Earlier this year I was able to cross one of those important 'must do' items off my list when I attended my first Summer Solstice celebration at Stonehenge. It was my fourth visit to the prehistoric monument, but the first time I was able to go past the protective crowd barrier and actually touch the great stones (a privilege afforded to visitors only twice a year on the two solstices, as well as to the odd American president on request).
Yours truly touching Stonehenge.
Little did I know that a handful of weeks later I would get another chance to come into contact with Stonehenge, this time, within the Museum's walls.
Because, as I recently learned, up above my office in a mineralogy storage room, there sits a miniature model of Stonehenge made from the same stones as the original. Not from the actual Stonehenge stones, I should clarify (although before it became a protected site, tourists were able to, and did, chip off bits of the stone to take home as souvenirs), but stones taken from the sites the Stonehenge stones originate from, at least according to the thinking at the time it was made.
Our miniature Stonehenge was commissioned by Herbert Thomas, from the Geological Survey, in the 1920s or 30s. The lapidary (the stone cutting and polishing) was carried out by a D W Hepple.
Our model, showing the complete double concentric arrangement of sarsen stones (outer circle and inner horseshoe), and matching formation of bluestones inside.
Our mini Stonehenge (its scale is 1:60) was once display on one of the mezzanine levels of the current Earth Galleries building (aka the Red Zone), but was removed sometime in the mid-to-late-1990s and put into storage. It only came to light again very recently when is was discovered in a Museum outstation, from where Earth Sciences curator David Smith urged its return.
Of the model, and Stonehenge, David explains:
In 1923 Herbert Thomas published a paper which went some way to identifying the source, the provenance, of Stonehenge. He was the first person that proposed that the bluestones came from the Preseli Mountains in Pembrokeshire. The model was made sometime after this, and before his death in 1935.

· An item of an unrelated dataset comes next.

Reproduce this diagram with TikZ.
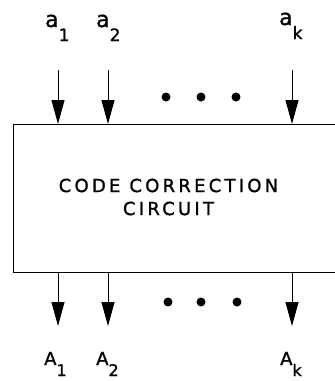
\documentclass[tikz,border=0pt]{standalone}
\usepackage{fontspec}
\setmainfont{DejaVu Sans}[FakeBold=1.2]
\usetikzlibrary{arrows.meta}
\begin{document}
\begin{tikzpicture}[x=1pt,y=-1pt,
  sig/.style={line width=1pt,-{Triangle[width=13pt,length=24pt]}},
  lbl/.style={inner sep=0pt,anchor=base west},
  dotc/.style={circle,fill=black,inner sep=0pt,minimum size=9pt}]
\newcommand\lowa[2]{{\fontsize{22}{22}\selectfont a}\raisebox{-#2pt}{\fontsize{17}{17}\selectfont #1}}
\newcommand\lowA[2]{{\fontsize{18}{18}\selectfont A}\raisebox{-#2pt}{\fontsize{16}{16}\selectfont #1}}
\useasboundingbox (0,0) rectangle (335,381);
\clip (0,0) rectangle (335,381);
\node[draw,line width=1.3pt,minimum width=340pt,minimum height=148pt,anchor=north west,inner sep=0pt] (box) at (13,124) {};
\node[inner sep=0pt,align=center,font=\fontsize{18}{23}\selectfont\addfontfeature{LetterSpace=18}] (t) at (168.5,197) {CODE CORRECTION\\CIRCUIT};
% inputs
\coordinate (i1) at (58,70);
\coordinate (i2) at (108,70);
\coordinate (ik) at (292,70);
\draw[sig] (i1) -- (i1 |- box.north);
\draw[sig] (i2) -- (i2 |- box.north);
\draw[sig] (ik) -- (ik |- box.north);
\node[lbl] (la1) at (45,27) {\lowa{1}{14}};
\node[lbl] (la2) at (96,27) {\lowa{2}{14}};
\node[lbl] (lak) at (279,25) {\lowa{k}{14}};
\node[dotc] (d1) at (166,97) {};
\node[dotc] (d2) at (201,97) {};
\node[dotc] (d3) at (236,97) {};
% outputs
\coordinate (o1) at (58,326);
\coordinate (o2) at (108,326);
\coordinate (ok) at (292,326);
\draw[sig] (o1 |- box.south) -- (o1);
\draw[sig] (o2 |- box.south) -- (o2);
\draw[sig] (ok |- box.south) -- (ok);
\node[dotc] (e1) at (168,302) {};
\node[dotc] (e2) at (201,302) {};
\node[dotc] (e3) at (237,302) {};
\node[lbl] (lA1) at (44,365) {\lowA{1}{11}};
\node[lbl] (lA2) at (96,365) {\lowA{2}{11}};
\node[lbl] (lAk) at (280,365) {\lowA{k}{11}};
\end{tikzpicture}
\end{document}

Stonehenge is constructed from three broad rock types. The huge lintelled megaliths from a strongly-cemented sandstone, the smaller stones from a variety of volcanic rocks, nicknamed ‘bluestones’, and a micaceous sandstone forming the altar stone. Thomas's theory was that the bluestones – which form the inner circles – were excavated, and somehow transported over land to Amesbury.
Whilst it has been determined that the much larger sarsen stones were transported separately from 20 miles away, north on the Marlborough plain, the mode of transportation of the bluestones remains a mystery. Recent theories have proposed transportation by glaciers of the last ice age, or humans taking the stones to Milford Haven and shipping them through the Bristol channel. The altar stone would have been picked up on route in Milford Haven.
Mini Stonehenge, including the heel stone, which in real life stands 90 yards from the altar stone.
Our Stonehenge sarsens with lintels measure 3.5 inches high. The real Stonehenge is up to 24 feet, or 288 inches.
Almost a century later, part of Thomas' theory does stand up. He predicted that one variety of the bluestones, a type of spotted dolerite, was from a tor on Preseli hill called Carn Meini. Late last year the exact quarry from which they were taken was discovered to be just one mile away from where Thomas predicted, on a hill called Carn Goedog.
Work is ongoing between the University of Oxford, the Open University and University College, London to determine the exact source of the other volcanic rock types that make up the bluestones. Scientists have gone right back to the original rock chips and thin sections described by Thomas, some of which have been preserved here at the Museum, and compared them with modern samples. David says:
In 1991 English Heritage extracted sub-samples from some of the key monoliths of Stonehenge for research. These rare samples and analytical products are now archived at the Museum. The research group have analysed them using modern techniques, that Thomas wouldn’t have even imagined possible, to compare and hopefully match the geochemistry with samples collected from various outcrops in the eastern Presili mountains.
Once published, David hopes to spread the word of the latest findings, and the role played by the Museum’s collection in the puzzle, along with the mini Stonehenge model.
The model needs some conservation work, but I'd like to get it out on display in the Earth Sciences lobby, or in a public space if possible, and use it to help tell the story of where our current Stonehenge knowledge is.
In the mean time, visitors can see a sample of Stonehenge sandstone in the Earth's Treasury gallery.